Frazzled fliers are starting to lose it with airlines after putting up with endless telephone loops saying someone will be with them shortly, having airline Web sites crash, or standing on line at terminal counters for hours only to find out that they were in the wrong line.
"It's completely inhumane," Karen Cumming of Ontario told ABC News after sleeping on the floor of New York's Kennedy International Airport for two days. "It's like you're a refugee in a third world country."
"What people find so appalling is the complete lack of communication of any kind with the passengers," Cumming said.
The air traffic chaos caused by the massive East Coast blizzard continued today for the fourth day and airline officials said some people won't get home until next year as airlines and airports struggled with tons of snow and terminals full of testy travelers.
JetBlue, based at New York's JFK, had more than 120 flights were cancelled today out of 727 that were planned in a reduced schedule. And Newark International airport was able to open up a second runway today.
Airlines were yet to get all their flights off the ground. Continental scratched 120 take-offs this morning while Delta said they had 30 cancellations. US Airways canceled 10 flights and United dropped four, but those numbers were far lower than the thousands of flights that were grounded in recent days.
Like thousands of frustrated fliers, Melissa West Hoistilla just wanted to go home.
She has been stuck at Chicago's O'Hare airport after spending three days at Spain's Madrid airport, where her husband got the last seat to Cincinnati.

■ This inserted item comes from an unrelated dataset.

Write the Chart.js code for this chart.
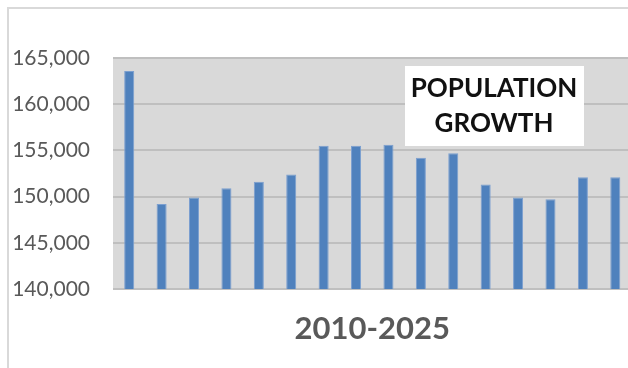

"I don't even know where he is right now," she said.
Hoistilla spent two hours in line at the United Airlines ticket counter, hoping for a seat to Cincinnati.
"I found out that I was sent to the wrong counter, so I now have to stand in this line for United and I think I've missed my flight," she said.
Other travelers on four international flights into Kennedy Airport had to spend the night aboard planes on the tarmac because airport and customs officials were not equipped to accept passengers.
Some people have now been told there won't be seats on flights for them until sometime during the new year.
"There is an eight to 10 hour wait just to get to a ticketing agent," one traveler at Los Angeles International Airport said Tuesday. "The ticketing agent tells you at that point that the first available flight to Newark or anywhere on the East Cast is Jan. 1 or 2."
Passengers from coast to coast had one persistent complaint: They couldn't get answers from anybody at the airlines.
Phone lines jammed with multi-hour waits and airline websites crashed at points because of the increased volume. Now the airlines don't just risk losing millions of dollars but also thousands of passengers burned by bad customer service.
"I tried to reach Continental for 15 hours, including overnight, before I was finally connected to the automated system," said Robin Taylor Roth, who was trying to fly from her home in New Jersey to visit her 93-year-old mother in Toronto.
Other fliers told similar stories of spending hours on hold with JetBlue, Delta, US Airways and other airlines that have larger operations in the Northeast.